> _Problem to solve_
Take the lines of the data below from the very first through the line containing "from matplotlib.transforms import offset_copy" and output them exactly, pictures excluded.

> _Given data_
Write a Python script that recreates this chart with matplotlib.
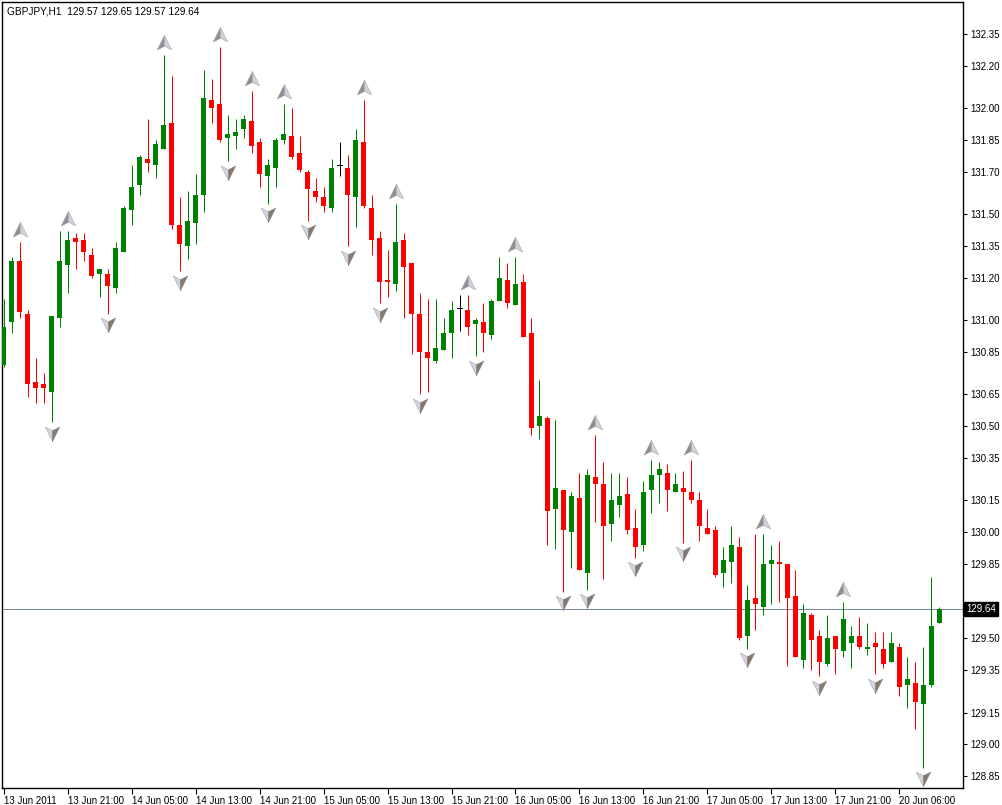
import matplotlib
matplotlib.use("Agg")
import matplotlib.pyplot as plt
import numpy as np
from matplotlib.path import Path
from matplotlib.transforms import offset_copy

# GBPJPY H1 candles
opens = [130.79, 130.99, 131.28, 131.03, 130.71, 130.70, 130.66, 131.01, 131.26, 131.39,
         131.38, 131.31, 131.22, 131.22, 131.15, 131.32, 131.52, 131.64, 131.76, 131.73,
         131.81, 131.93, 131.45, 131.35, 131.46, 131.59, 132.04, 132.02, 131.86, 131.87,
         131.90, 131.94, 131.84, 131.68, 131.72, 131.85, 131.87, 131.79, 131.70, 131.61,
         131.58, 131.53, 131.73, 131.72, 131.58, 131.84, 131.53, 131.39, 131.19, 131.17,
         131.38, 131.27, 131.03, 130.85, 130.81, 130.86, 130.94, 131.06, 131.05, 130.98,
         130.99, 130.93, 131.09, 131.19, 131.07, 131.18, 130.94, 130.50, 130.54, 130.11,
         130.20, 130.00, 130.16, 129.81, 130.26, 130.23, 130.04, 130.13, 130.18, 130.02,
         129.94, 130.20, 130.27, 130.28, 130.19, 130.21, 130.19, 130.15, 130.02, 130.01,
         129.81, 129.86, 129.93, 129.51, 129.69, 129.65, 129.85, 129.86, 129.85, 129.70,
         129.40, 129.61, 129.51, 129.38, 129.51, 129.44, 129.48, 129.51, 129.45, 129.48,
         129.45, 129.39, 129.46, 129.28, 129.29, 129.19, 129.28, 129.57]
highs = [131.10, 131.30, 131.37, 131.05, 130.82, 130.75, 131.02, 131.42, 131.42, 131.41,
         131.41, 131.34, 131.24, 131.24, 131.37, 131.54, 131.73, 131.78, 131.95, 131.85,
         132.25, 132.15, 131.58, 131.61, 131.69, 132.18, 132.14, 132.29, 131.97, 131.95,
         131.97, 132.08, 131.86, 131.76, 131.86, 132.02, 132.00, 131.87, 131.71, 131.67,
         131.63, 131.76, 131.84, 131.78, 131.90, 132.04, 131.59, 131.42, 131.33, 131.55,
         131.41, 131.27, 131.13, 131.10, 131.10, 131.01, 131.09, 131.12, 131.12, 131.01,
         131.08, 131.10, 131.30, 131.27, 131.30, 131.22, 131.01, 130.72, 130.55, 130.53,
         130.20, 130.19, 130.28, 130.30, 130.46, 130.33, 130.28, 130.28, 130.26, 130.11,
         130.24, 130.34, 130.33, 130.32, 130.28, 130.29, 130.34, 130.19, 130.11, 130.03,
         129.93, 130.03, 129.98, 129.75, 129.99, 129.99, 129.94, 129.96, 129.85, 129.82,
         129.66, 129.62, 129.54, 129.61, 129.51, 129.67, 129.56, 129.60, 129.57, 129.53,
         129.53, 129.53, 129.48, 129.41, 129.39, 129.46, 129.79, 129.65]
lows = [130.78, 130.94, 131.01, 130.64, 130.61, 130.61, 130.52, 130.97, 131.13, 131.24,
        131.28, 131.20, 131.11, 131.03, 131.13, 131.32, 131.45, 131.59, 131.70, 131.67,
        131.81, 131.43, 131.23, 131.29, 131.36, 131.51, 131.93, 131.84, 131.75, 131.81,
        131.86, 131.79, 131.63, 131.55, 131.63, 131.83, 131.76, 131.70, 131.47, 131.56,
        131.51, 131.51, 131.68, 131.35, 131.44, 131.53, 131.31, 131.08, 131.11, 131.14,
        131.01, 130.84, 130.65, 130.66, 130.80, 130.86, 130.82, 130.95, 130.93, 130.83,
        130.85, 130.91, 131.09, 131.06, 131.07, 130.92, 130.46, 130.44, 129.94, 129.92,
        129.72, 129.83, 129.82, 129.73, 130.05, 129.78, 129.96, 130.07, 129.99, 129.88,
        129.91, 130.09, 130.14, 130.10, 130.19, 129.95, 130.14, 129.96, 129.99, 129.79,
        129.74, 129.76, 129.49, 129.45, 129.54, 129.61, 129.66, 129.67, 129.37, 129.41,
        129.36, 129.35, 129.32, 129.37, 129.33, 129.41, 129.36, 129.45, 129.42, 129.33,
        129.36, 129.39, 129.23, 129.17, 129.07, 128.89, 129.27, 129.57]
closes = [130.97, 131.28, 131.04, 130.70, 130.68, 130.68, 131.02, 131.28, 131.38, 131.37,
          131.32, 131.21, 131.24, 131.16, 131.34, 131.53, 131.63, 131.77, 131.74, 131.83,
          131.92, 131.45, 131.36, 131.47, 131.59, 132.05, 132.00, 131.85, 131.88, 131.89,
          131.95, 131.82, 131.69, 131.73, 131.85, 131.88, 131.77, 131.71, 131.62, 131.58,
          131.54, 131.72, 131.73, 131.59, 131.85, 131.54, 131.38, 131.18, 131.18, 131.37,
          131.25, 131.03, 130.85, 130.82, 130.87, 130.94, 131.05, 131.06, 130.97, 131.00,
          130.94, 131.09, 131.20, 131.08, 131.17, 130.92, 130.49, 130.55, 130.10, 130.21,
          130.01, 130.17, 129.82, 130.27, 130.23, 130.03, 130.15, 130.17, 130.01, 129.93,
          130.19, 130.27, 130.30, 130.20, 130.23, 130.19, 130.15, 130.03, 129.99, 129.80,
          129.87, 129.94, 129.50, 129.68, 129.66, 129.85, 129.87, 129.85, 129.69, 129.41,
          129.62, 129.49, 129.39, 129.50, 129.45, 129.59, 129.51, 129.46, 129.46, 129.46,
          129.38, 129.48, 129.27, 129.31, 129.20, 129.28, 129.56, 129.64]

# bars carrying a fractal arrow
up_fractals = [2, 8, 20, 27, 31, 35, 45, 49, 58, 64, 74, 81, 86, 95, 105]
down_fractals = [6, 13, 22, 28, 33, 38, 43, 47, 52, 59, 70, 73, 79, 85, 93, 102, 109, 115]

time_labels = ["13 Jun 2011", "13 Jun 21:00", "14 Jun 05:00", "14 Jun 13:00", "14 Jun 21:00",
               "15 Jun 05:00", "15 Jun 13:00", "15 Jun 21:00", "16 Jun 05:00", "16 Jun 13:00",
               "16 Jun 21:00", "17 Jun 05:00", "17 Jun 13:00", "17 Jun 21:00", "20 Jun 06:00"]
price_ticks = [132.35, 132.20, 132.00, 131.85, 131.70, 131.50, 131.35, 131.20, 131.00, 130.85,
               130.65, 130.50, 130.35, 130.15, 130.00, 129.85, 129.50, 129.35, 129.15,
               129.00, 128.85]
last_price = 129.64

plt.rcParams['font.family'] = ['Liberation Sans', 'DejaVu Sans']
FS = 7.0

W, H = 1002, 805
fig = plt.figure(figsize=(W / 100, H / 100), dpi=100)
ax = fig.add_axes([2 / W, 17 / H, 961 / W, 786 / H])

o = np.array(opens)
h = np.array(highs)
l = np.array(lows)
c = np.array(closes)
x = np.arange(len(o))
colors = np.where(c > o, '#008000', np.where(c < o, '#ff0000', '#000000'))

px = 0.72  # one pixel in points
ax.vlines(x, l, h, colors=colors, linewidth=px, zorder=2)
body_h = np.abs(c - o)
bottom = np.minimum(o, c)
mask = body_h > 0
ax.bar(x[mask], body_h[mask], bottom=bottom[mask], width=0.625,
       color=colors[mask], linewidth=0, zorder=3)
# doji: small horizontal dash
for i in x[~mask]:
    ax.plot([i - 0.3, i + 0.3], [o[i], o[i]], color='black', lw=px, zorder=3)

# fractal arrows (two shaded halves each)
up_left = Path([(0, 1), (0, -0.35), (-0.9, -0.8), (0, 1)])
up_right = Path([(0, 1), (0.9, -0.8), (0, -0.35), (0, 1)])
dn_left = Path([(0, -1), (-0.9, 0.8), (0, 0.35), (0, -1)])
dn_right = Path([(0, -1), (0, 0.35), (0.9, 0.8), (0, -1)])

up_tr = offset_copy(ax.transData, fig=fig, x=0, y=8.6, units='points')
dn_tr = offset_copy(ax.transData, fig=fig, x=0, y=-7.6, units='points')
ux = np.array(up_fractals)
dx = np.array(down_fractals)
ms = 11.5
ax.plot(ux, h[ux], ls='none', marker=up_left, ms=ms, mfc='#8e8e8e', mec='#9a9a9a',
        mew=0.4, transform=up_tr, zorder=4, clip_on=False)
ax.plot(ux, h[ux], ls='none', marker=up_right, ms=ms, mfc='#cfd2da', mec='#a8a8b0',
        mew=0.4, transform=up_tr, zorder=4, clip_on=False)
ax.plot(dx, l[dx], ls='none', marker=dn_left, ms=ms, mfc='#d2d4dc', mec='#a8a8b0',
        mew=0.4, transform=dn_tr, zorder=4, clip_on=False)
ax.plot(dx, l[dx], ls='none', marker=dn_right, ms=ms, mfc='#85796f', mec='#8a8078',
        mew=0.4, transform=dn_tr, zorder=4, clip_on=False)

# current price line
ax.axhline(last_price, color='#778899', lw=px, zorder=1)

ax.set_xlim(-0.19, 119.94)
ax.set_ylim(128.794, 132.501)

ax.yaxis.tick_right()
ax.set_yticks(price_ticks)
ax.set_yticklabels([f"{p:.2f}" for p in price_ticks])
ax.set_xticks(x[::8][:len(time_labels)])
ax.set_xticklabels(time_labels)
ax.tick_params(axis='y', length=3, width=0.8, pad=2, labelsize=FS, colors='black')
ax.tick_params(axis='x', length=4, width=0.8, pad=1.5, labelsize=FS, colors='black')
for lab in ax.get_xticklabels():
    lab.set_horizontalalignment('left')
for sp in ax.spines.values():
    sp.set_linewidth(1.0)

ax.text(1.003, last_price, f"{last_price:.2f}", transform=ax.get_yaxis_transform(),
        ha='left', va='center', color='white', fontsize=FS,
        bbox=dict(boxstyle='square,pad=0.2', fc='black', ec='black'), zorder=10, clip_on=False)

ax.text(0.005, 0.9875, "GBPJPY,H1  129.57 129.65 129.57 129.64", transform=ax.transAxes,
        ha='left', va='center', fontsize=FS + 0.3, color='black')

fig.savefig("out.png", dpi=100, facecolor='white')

> _Task answer_
Write a Python script that recreates this chart with matplotlib.
import matplotlib
matplotlib.use("Agg")
import matplotlib.pyplot as plt
import numpy as np
from matplotlib.path import Path
from matplotlib.transforms import offset_copy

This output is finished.